WHAT THE TASK ASKS:
Write out the material exactly, with the pictures left out.

-- start SOURCE DATA --

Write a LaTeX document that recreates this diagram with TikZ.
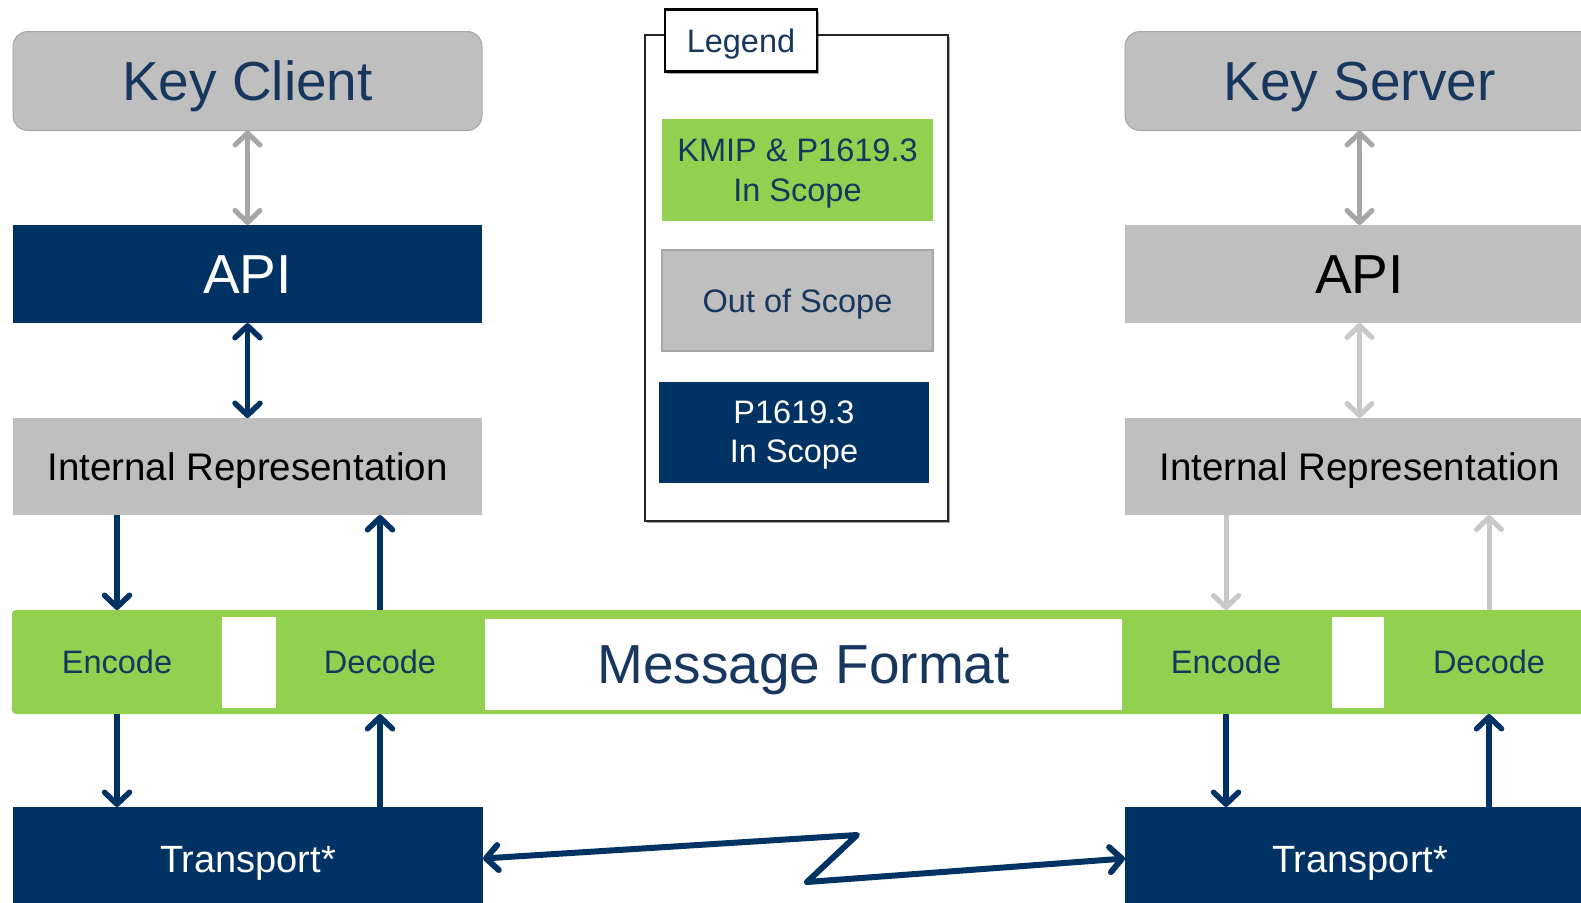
\documentclass[tikz,border=0pt]{standalone}
\usepackage{fontspec}
\setmainfont{Liberation Sans}
\usetikzlibrary{arrows.meta,shadows}
\definecolor{navy}{RGB}{0,50,99}
\definecolor{kgreen}{RGB}{146,208,80}
\definecolor{kgray}{RGB}{191,191,191}
\definecolor{agray}{RGB}{166,166,166}
\definecolor{lgray}{RGB}{200,200,200}
\definecolor{tblue}{RGB}{23,55,94}
\tikzset{barb/.tip={Straight Barb[length=12pt,width=25pt,round]}}
\begin{document}
\begin{tikzpicture}[x=1pt,y=-1pt,
  base/.style={rectangle, inner sep=0pt, outer sep=0pt},
  capc/.style={text height=#1, text depth=0pt},
  big/.style={font=\fontsize{55}{60}\selectfont, capc=39.4pt},
  mid/.style={font=\fontsize{38.5}{44}\selectfont, capc=27.6pt},
  small/.style={font=\fontsize{32.5}{39}\selectfont, capc=23.3pt},
  headbox/.style={base, big, minimum width=469, minimum height=99, rounded corners=15pt, fill=kgray, draw=agray, line width=1pt, text=tblue},
  apibox/.style={base, big, minimum width=469, minimum height=98},
  irbox/.style={base, mid, minimum width=469, minimum height=97, fill=kgray, text=black},
  codelbl/.style={base, small, minimum width=150, minimum height=104, text=tblue},
  gapbox/.style={base, fill=white, minimum height=91},
  trbox/.style={base, font=\fontsize{38}{44}\selectfont, capc=27.2pt, minimum width=470, minimum height=103, fill=navy, text=white},
  navyarrow/.style={draw=navy, line width=5.5pt},
  grayarrow/.style={draw=agray, line width=5pt},
  lightarrow/.style={draw=lgray, line width=5pt},
  legitem/.style={base, align=center, minimum height=101},
  legshadow/.style={drop shadow={shadow xshift=2pt, shadow yshift=-2pt, opacity=0.35, fill=black}}
]
\useasboundingbox (0,0) rectangle (1581,902);
\clip (0,0) rectangle (1581,902);

% message format bar
\node[base, minimum width=1588, minimum height=104, rounded corners=4pt, fill=kgreen] (bar) at (806,662) {};
\node[gapbox, minimum width=54] (gap1) at (249,662.5) {};
\node[gapbox, minimum width=52] (gap2) at (1358,662.5) {};
\node[gapbox, big, minimum width=637, text=tblue] (mf) at (803.5,664) {Message Format};
\node[codelbl] (enc1) at (117,662) {Encode};
\node[codelbl] (dec1) at (380,662) {Decode};
\node[codelbl] (enc2) at (1226,662) {Encode};
\node[codelbl] (dec2) at (1489,662) {Decode};

% client column
\node[headbox] (kc) at (247.5,81) {Key Client};
\node[apibox, fill=navy, text=white] (api1) at (247.5,274) {API};
\node[irbox] (ir1) at (247.5,466.5) {Internal Representation};
\node[trbox] (tr1) at (248,858.5) {Transport*};

% server column
\node[headbox] (ks) at (1359.5,81) {Key Server};
\node[apibox, fill=kgray, text=black] (api2) at (1359.5,274) {API};
\node[irbox] (ir2) at (1359.5,466.5) {Internal Representation};
\node[trbox] (tr2) at (1360,858.5) {Transport*};

% legend
\node[base, legshadow, minimum width=303, minimum height=486, draw=black!85, line width=2pt, fill=white] (leg) at (796.5,278) {};
\node[base, legshadow, small, minimum width=152, minimum height=62, draw=black, line width=2.5pt, fill=white, text=tblue] (legt) at (741,40.5) {Legend};
\node[legitem, minimum width=271, minimum height=102, fill=kgreen, text=tblue, font=\fontsize{32.5}{40}\selectfont, text depth=0pt] (lg1) at (797.5,170) {KMIP \& P1619.3\\In Scope};
\node[legitem, small, minimum width=271, draw=agray, line width=2pt, fill=kgray, text=tblue] (lg2) at (797.5,300.5) {Out of Scope};
\node[legitem, minimum width=270, fill=navy, text=white, font=\fontsize{32.5}{38.8}\selectfont, text depth=0pt] (lg3) at (794,432) {P1619.3\\In Scope};

% client connectors
\draw[grayarrow, barb-barb] (kc.south) -- (api1.north);
\draw[navyarrow, barb-barb] (api1.south) -- (ir1.north);
\draw[navyarrow, -barb] (enc1.north |- ir1.south) -- (enc1.north);
\draw[navyarrow, -barb] (dec1.north) -- (dec1.north |- ir1.south);
\draw[navyarrow, -barb] (enc1.south) -- (enc1.south |- tr1.north);
\draw[navyarrow, -barb] (dec1.south |- tr1.north) -- (dec1.south);

% server connectors
\draw[grayarrow, barb-barb] (ks.south) -- (api2.north);
\draw[lightarrow, barb-barb] (api2.south) -- (ir2.north);
\draw[lightarrow, -barb] (enc2.north |- ir2.south) -- (enc2.north);
\draw[lightarrow, -barb] (dec2.north) -- (dec2.north |- ir2.south);
\draw[navyarrow, -barb] (enc2.south) -- (enc2.south |- tr2.north);
\draw[navyarrow, -barb] (dec2.south |- tr2.north) -- (dec2.south);

% transport link
\coordinate (zA) at (857,835);
\coordinate (zB) at (807,882);
\draw[navyarrow, line width=6pt, line join=round, barb-barb] (tr1.east) -- (zA) -- (zB) -- (tr2.west);
\end{tikzpicture}
\end{document}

-- end SOURCE DATA --

OUTPUT FOR THIS EXERCISE:
Write a LaTeX document that recreates this diagram with TikZ.
\documentclass[tikz,border=0pt]{standalone}
\usepackage{fontspec}
\setmainfont{Liberation Sans}
\usetikzlibrary{arrows.meta,shadows}
\definecolor{navy}{RGB}{0,50,99}
\definecolor{kgreen}{RGB}{146,208,80}
\definecolor{kgray}{RGB}{191,191,191}
\definecolor{agray}{RGB}{166,166,166}
\definecolor{lgray}{RGB}{200,200,200}
\definecolor{tblue}{RGB}{23,55,94}
\tikzset{barb/.tip={Straight Barb[length=12pt,width=25pt,round]}}
\begin{document}
\begin{tikzpicture}[x=1pt,y=-1pt,
  base/.style={rectangle, inner sep=0pt, outer sep=0pt},
  capc/.style={text height=#1, text depth=0pt},
  big/.style={font=\fontsize{55}{60}\selectfont, capc=39.4pt},
  mid/.style={font=\fontsize{38.5}{44}\selectfont, capc=27.6pt},
  small/.style={font=\fontsize{32.5}{39}\selectfont, capc=23.3pt},
  headbox/.style={base, big, minimum width=469, minimum height=99, rounded corners=15pt, fill=kgray, draw=agray, line width=1pt, text=tblue},
  apibox/.style={base, big, minimum width=469, minimum height=98},
  irbox/.style={base, mid, minimum width=469, minimum height=97, fill=kgray, text=black},
  codelbl/.style={base, small, minimum width=150, minimum height=104, text=tblue},
  gapbox/.style={base, fill=white, minimum height=91},
  trbox/.style={base, font=\fontsize{38}{44}\selectfont, capc=27.2pt, minimum width=470, minimum height=103, fill=navy, text=white},
  navyarrow/.style={draw=navy, line width=5.5pt},
  grayarrow/.style={draw=agray, line width=5pt},
  lightarrow/.style={draw=lgray, line width=5pt},
  legitem/.style={base, align=center, minimum height=101},
  legshadow/.style={drop shadow={shadow xshift=2pt, shadow yshift=-2pt, opacity=0.35, fill=black}}
]
\useasboundingbox (0,0) rectangle (1581,902);
\clip (0,0) rectangle (1581,902);

% message format bar
\node[base, minimum width=1588, minimum height=104, rounded corners=4pt, fill=kgreen] (bar) at (806,662) {};
\node[gapbox, minimum width=54] (gap1) at (249,662.5) {};
\node[gapbox, minimum width=52] (gap2) at (1358,662.5) {};
\node[gapbox, big, minimum width=637, text=tblue] (mf) at (803.5,664) {Message Format};
\node[codelbl] (enc1) at (117,662) {Encode};
\node[codelbl] (dec1) at (380,662) {Decode};
\node[codelbl] (enc2) at (1226,662) {Encode};
\node[codelbl] (dec2) at (1489,662) {Decode};

% client column
\node[headbox] (kc) at (247.5,81) {Key Client};
\node[apibox, fill=navy, text=white] (api1) at (247.5,274) {API};
\node[irbox] (ir1) at (247.5,466.5) {Internal Representation};
\node[trbox] (tr1) at (248,858.5) {Transport*};

% server column
\node[headbox] (ks) at (1359.5,81) {Key Server};
\node[apibox, fill=kgray, text=black] (api2) at (1359.5,274) {API};
\node[irbox] (ir2) at (1359.5,466.5) {Internal Representation};
\node[trbox] (tr2) at (1360,858.5) {Transport*};

% legend
\node[base, legshadow, minimum width=303, minimum height=486, draw=black!85, line width=2pt, fill=white] (leg) at (796.5,278) {};
\node[base, legshadow, small, minimum width=152, minimum height=62, draw=black, line width=2.5pt, fill=white, text=tblue] (legt) at (741,40.5) {Legend};
\node[legitem, minimum width=271, minimum height=102, fill=kgreen, text=tblue, font=\fontsize{32.5}{40}\selectfont, text depth=0pt] (lg1) at (797.5,170) {KMIP \& P1619.3\\In Scope};
\node[legitem, small, minimum width=271, draw=agray, line width=2pt, fill=kgray, text=tblue] (lg2) at (797.5,300.5) {Out of Scope};
\node[legitem, minimum width=270, fill=navy, text=white, font=\fontsize{32.5}{38.8}\selectfont, text depth=0pt] (lg3) at (794,432) {P1619.3\\In Scope};

% client connectors
\draw[grayarrow, barb-barb] (kc.south) -- (api1.north);
\draw[navyarrow, barb-barb] (api1.south) -- (ir1.north);
\draw[navyarrow, -barb] (enc1.north |- ir1.south) -- (enc1.north);
\draw[navyarrow, -barb] (dec1.north) -- (dec1.north |- ir1.south);
\draw[navyarrow, -barb] (enc1.south) -- (enc1.south |- tr1.north);
\draw[navyarrow, -barb] (dec1.south |- tr1.north) -- (dec1.south);

% server connectors
\draw[grayarrow, barb-barb] (ks.south) -- (api2.north);
\draw[lightarrow, barb-barb] (api2.south) -- (ir2.north);
\draw[lightarrow, -barb] (enc2.north |- ir2.south) -- (enc2.north);
\draw[lightarrow, -barb] (dec2.north) -- (dec2.north |- ir2.south);
\draw[navyarrow, -barb] (enc2.south) -- (enc2.south |- tr2.north);
\draw[navyarrow, -barb] (dec2.south |- tr2.north) -- (dec2.south);

% transport link
\coordinate (zA) at (857,835);
\coordinate (zB) at (807,882);
\draw[navyarrow, line width=6pt, line join=round, barb-barb] (tr1.east) -- (zA) -- (zB) -- (tr2.west);
\end{tikzpicture}
\end{document}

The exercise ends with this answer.